::: RAW DATA :::

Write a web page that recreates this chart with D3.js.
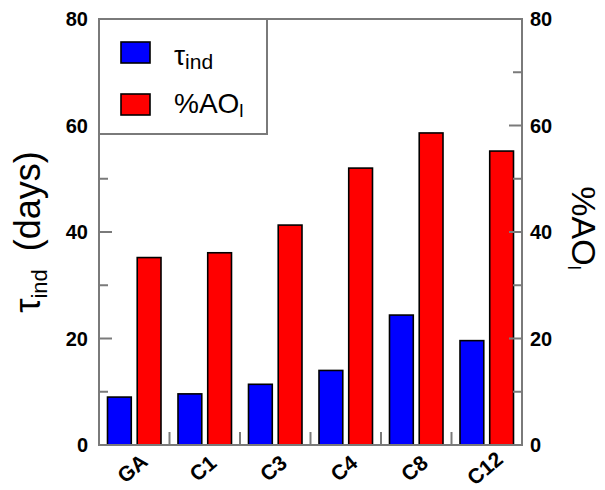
<!DOCTYPE html>
<html>
<head>
<meta charset="utf-8">
<script src="https://cdn.jsdelivr.net/npm/d3@7"></script>
<style>
  body { margin: 0; background: #fff; }
  svg { display: block; font-family: "Liberation Sans", Arial, sans-serif; }
</style>
</head>
<body>
<div id="chart"></div>
<script>
// data
const categories = ['GA', 'C1', 'C3', 'C4', 'C8', 'C12'];
const series = ['tau', 'ao'];
const tauValues = [9.0, 9.6, 11.4, 14.0, 24.4, 19.6];
const aoValues = [35.2, 36.1, 41.3, 52.0, 58.6, 55.2];
const majorTicks = [0, 20, 40, 60, 80];
const minorTicks = [10, 30, 50, 70];

const colors = { tau: '#0000ff', ao: '#ff0000' };

const width = 605, height = 490;
const frame = { left: 99, right: 522, top: 19, bottom: 445 };
const frameColor = '#7a7a7a';

const svg = d3.select('#chart').append('svg')
    .attr('width', width)
    .attr('height', height);

const xs = d3.scaleBand()
    .domain(categories)
    .range([frame.left, frame.right]);

const xSub = d3.scaleBand()
    .domain(series)
    .range([8.5, 62])
    .paddingInner(0.2);

const ys = d3.scaleLinear()
    .domain([0, 80])
    .range([frame.bottom, frame.top]);

const rows = categories.map((c, i) => ({ cat: c, tau: tauValues[i], ao: aoValues[i] }));

// bars
const groups = svg.selectAll('.cat')
    .data(rows)
    .enter()
    .append('g')
    .attr('class', 'cat')
    .attr('transform', d => 'translate(' + xs(d.cat) + ',0)');

groups.selectAll('rect')
    .data(d => series.map(s => ({ key: s, value: d[s] })))
    .enter()
    .append('rect')
    .attr('x', d => xSub(d.key))
    .attr('width', xSub.bandwidth())
    .attr('y', d => ys(d.value))
    .attr('height', d => ys(0) - ys(d.value))
    .style('fill', d => colors[d.key])
    .style('stroke', '#000')
    .style('stroke-width', '1.6px');

// frame
svg.append('rect')
    .attr('x', frame.left)
    .attr('y', frame.top)
    .attr('width', frame.right - frame.left)
    .attr('height', frame.bottom - frame.top)
    .style('fill', 'none')
    .style('stroke', frameColor)
    .style('stroke-width', '2px');

// y ticks, left and right, pointing inward
const tickG = svg.append('g').style('stroke', frameColor).style('stroke-width', '2px');
[[majorTicks, 13], [minorTicks, 9]].forEach(([vals, len]) => {
    tickG.selectAll(null).data(vals).enter().append('line')
        .attr('x1', frame.left).attr('x2', frame.left + len)
        .attr('y1', d => ys(d)).attr('y2', d => ys(d));
    tickG.selectAll(null).data(vals).enter().append('line')
        .attr('x1', frame.right).attr('x2', frame.right - len)
        .attr('y1', d => ys(d)).attr('y2', d => ys(d));
});

// category separators on bottom
tickG.selectAll(null).data(categories.slice(1)).enter().append('line')
    .attr('x1', d => xs(d)).attr('x2', d => xs(d))
    .attr('y1', frame.bottom).attr('y2', frame.bottom - 13);

// tick labels
svg.append('g').selectAll('text')
    .data(majorTicks)
    .enter()
    .append('text')
    .attr('x', frame.left - 11)
    .attr('y', d => ys(d))
    .attr('dy', '0.36em')
    .style('text-anchor', 'end')
    .style('font-weight', 'bold')
    .style('font-size', '20px')
    .text(d => d);

svg.append('g').selectAll('text')
    .data(majorTicks)
    .enter()
    .append('text')
    .attr('x', frame.right + 8)
    .attr('y', d => ys(d))
    .attr('dy', '0.36em')
    .style('text-anchor', 'start')
    .style('font-weight', 'bold')
    .style('font-size', '20px')
    .text(d => d);

// x labels, rotated
svg.append('g').selectAll('text')
    .data(categories)
    .enter()
    .append('text')
    .attr('transform', d => 'translate(' + (xs(d) + xs.bandwidth() / 2 - 2) + ',468) rotate(-40)')
    .attr('dy', '0.36em')
    .style('text-anchor', 'middle')
    .style('font-weight', 'bold')
    .style('font-size', '21px')
    .text(d => d);

// left axis title
const yTitle = svg.append('text')
    .attr('transform', 'translate(40,232) rotate(-90)')
    .style('text-anchor', 'middle')
    .style('font-size', '36px');
yTitle.append('tspan').text('τ');
yTitle.append('tspan').attr('dy', 7).style('font-size', '22px').text('ind');
yTitle.append('tspan').attr('dy', -7).attr('dx', 18).text('(days)');

// right axis title
const y2Title = svg.append('text')
    .attr('transform', 'translate(572,228) rotate(90)')
    .style('text-anchor', 'middle')
    .style('font-size', '34px');
y2Title.append('tspan').text('%AO');
y2Title.append('tspan').attr('dy', 4).style('font-size', '18px').text('l');

// legend
const legend = svg.append('g');
legend.append('rect')
    .attr('x', frame.left).attr('y', frame.top)
    .attr('width', 168).attr('height', 115)
    .style('fill', '#fff')
    .style('stroke', frameColor)
    .style('stroke-width', '2px');

const legendItems = [
    { key: 'tau', main: 'τ', sub: 'ind', y: 42 },
    { key: 'ao', main: '%AO', sub: 'l', y: 94 }
];

const li = legend.selectAll('.legend')
    .data(legendItems)
    .enter()
    .append('g')
    .attr('class', 'legend');

li.append('rect')
    .attr('x', 121).attr('y', d => d.y)
    .attr('width', 29).attr('height', 21)
    .style('fill', d => colors[d.key])
    .style('stroke', '#000')
    .style('stroke-width', '1.6px');

const lt = li.append('text')
    .attr('x', 174)
    .attr('y', d => d.y + (d.key === 'tau' ? 23 : 19))
    .style('font-size', '28px');
lt.append('tspan').text(d => d.main);
lt.append('tspan').attr('dy', 4).style('font-size', d => d.key === 'tau' ? '21px' : '19px').text(d => d.sub);
</script>
</body>
</html>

:::

▶ [DIRECTIONS]: Exclude the pictures, and transcribe all of the material exactly.

▶ [IN RESPONSE]:
Write a web page that recreates this chart with D3.js.
<!DOCTYPE html>
<html>
<head>
<meta charset="utf-8">
<script src="https://cdn.jsdelivr.net/npm/d3@7"></script>
<style>
  body { margin: 0; background: #fff; }
  svg { display: block; font-family: "Liberation Sans", Arial, sans-serif; }
</style>
</head>
<body>
<div id="chart"></div>
<script>
// data
const categories = ['GA', 'C1', 'C3', 'C4', 'C8', 'C12'];
const series = ['tau', 'ao'];
const tauValues = [9.0, 9.6, 11.4, 14.0, 24.4, 19.6];
const aoValues = [35.2, 36.1, 41.3, 52.0, 58.6, 55.2];
const majorTicks = [0, 20, 40, 60, 80];
const minorTicks = [10, 30, 50, 70];

const colors = { tau: '#0000ff', ao: '#ff0000' };

const width = 605, height = 490;
const frame = { left: 99, right: 522, top: 19, bottom: 445 };
const frameColor = '#7a7a7a';

const svg = d3.select('#chart').append('svg')
    .attr('width', width)
    .attr('height', height);

const xs = d3.scaleBand()
    .domain(categories)
    .range([frame.left, frame.right]);

const xSub = d3.scaleBand()
    .domain(series)
    .range([8.5, 62])
    .paddingInner(0.2);

const ys = d3.scaleLinear()
    .domain([0, 80])
    .range([frame.bottom, frame.top]);

const rows = categories.map((c, i) => ({ cat: c, tau: tauValues[i], ao: aoValues[i] }));

// bars
const groups = svg.selectAll('.cat')
    .data(rows)
    .enter()
    .append('g')
    .attr('class', 'cat')
    .attr('transform', d => 'translate(' + xs(d.cat) + ',0)');

groups.selectAll('rect')
    .data(d => series.map(s => ({ key: s, value: d[s] })))
    .enter()
    .append('rect')
    .attr('x', d => xSub(d.key))
    .attr('width', xSub.bandwidth())
    .attr('y', d => ys(d.value))
    .attr('height', d => ys(0) - ys(d.value))
    .style('fill', d => colors[d.key])
    .style('stroke', '#000')
    .style('stroke-width', '1.6px');

// frame
svg.append('rect')
    .attr('x', frame.left)
    .attr('y', frame.top)
    .attr('width', frame.right - frame.left)
    .attr('height', frame.bottom - frame.top)
    .style('fill', 'none')
    .style('stroke', frameColor)
    .style('stroke-width', '2px');

// y ticks, left and right, pointing inward
const tickG = svg.append('g').style('stroke', frameColor).style('stroke-width', '2px');
[[majorTicks, 13], [minorTicks, 9]].forEach(([vals, len]) => {
    tickG.selectAll(null).data(vals).enter().append('line')
        .attr('x1', frame.left).attr('x2', frame.left + len)
        .attr('y1', d => ys(d)).attr('y2', d => ys(d));
    tickG.selectAll(null).data(vals).enter().append('line')
        .attr('x1', frame.right).attr('x2', frame.right - len)
        .attr('y1', d => ys(d)).attr('y2', d => ys(d));
});

// category separators on bottom
tickG.selectAll(null).data(categories.slice(1)).enter().append('line')
    .attr('x1', d => xs(d)).attr('x2', d => xs(d))
    .attr('y1', frame.bottom).attr('y2', frame.bottom - 13);

// tick labels
svg.append('g').selectAll('text')
    .data(majorTicks)
    .enter()
    .append('text')
    .attr('x', frame.left - 11)
    .attr('y', d => ys(d))
    .attr('dy', '0.36em')
    .style('text-anchor', 'end')
    .style('font-weight', 'bold')
    .style('font-size', '20px')
    .text(d => d);

svg.append('g').selectAll('text')
    .data(majorTicks)
    .enter()
    .append('text')
    .attr('x', frame.right + 8)
    .attr('y', d => ys(d))
    .attr('dy', '0.36em')
    .style('text-anchor', 'start')
    .style('font-weight', 'bold')
    .style('font-size', '20px')
    .text(d => d);

// x labels, rotated
svg.append('g').selectAll('text')
    .data(categories)
    .enter()
    .append('text')
    .attr('transform', d => 'translate(' + (xs(d) + xs.bandwidth() / 2 - 2) + ',468) rotate(-40)')
    .attr('dy', '0.36em')
    .style('text-anchor', 'middle')
    .style('font-weight', 'bold')
    .style('font-size', '21px')
    .text(d => d);

// left axis title
const yTitle = svg.append('text')
    .attr('transform', 'translate(40,232) rotate(-90)')
    .style('text-anchor', 'middle')
    .style('font-size', '36px');
yTitle.append('tspan').text('τ');
yTitle.append('tspan').attr('dy', 7).style('font-size', '22px').text('ind');
yTitle.append('tspan').attr('dy', -7).attr('dx', 18).text('(days)');

// right axis title
const y2Title = svg.append('text')
    .attr('transform', 'translate(572,228) rotate(90)')
    .style('text-anchor', 'middle')
    .style('font-size', '34px');
y2Title.append('tspan').text('%AO');
y2Title.append('tspan').attr('dy', 4).style('font-size', '18px').text('l');

// legend
const legend = svg.append('g');
legend.append('rect')
    .attr('x', frame.left).attr('y', frame.top)
    .attr('width', 168).attr('height', 115)
    .style('fill', '#fff')
    .style('stroke', frameColor)
    .style('stroke-width', '2px');

const legendItems = [
    { key: 'tau', main: 'τ', sub: 'ind', y: 42 },
    { key: 'ao', main: '%AO', sub: 'l', y: 94 }
];

const li = legend.selectAll('.legend')
    .data(legendItems)
    .enter()
    .append('g')
    .attr('class', 'legend');

li.append('rect')
    .attr('x', 121).attr('y', d => d.y)
    .attr('width', 29).attr('height', 21)
    .style('fill', d => colors[d.key])
    .style('stroke', '#000')
    .style('stroke-width', '1.6px');

const lt = li.append('text')
    .attr('x', 174)
    .attr('y', d => d.y + (d.key === 'tau' ? 23 : 19))
    .style('font-size', '28px');
lt.append('tspan').text(d => d.main);
lt.append('tspan').attr('dy', 4).style('font-size', d => d.key === 'tau' ? '21px' : '19px').text(d => d.sub);
</script>
</body>
</html>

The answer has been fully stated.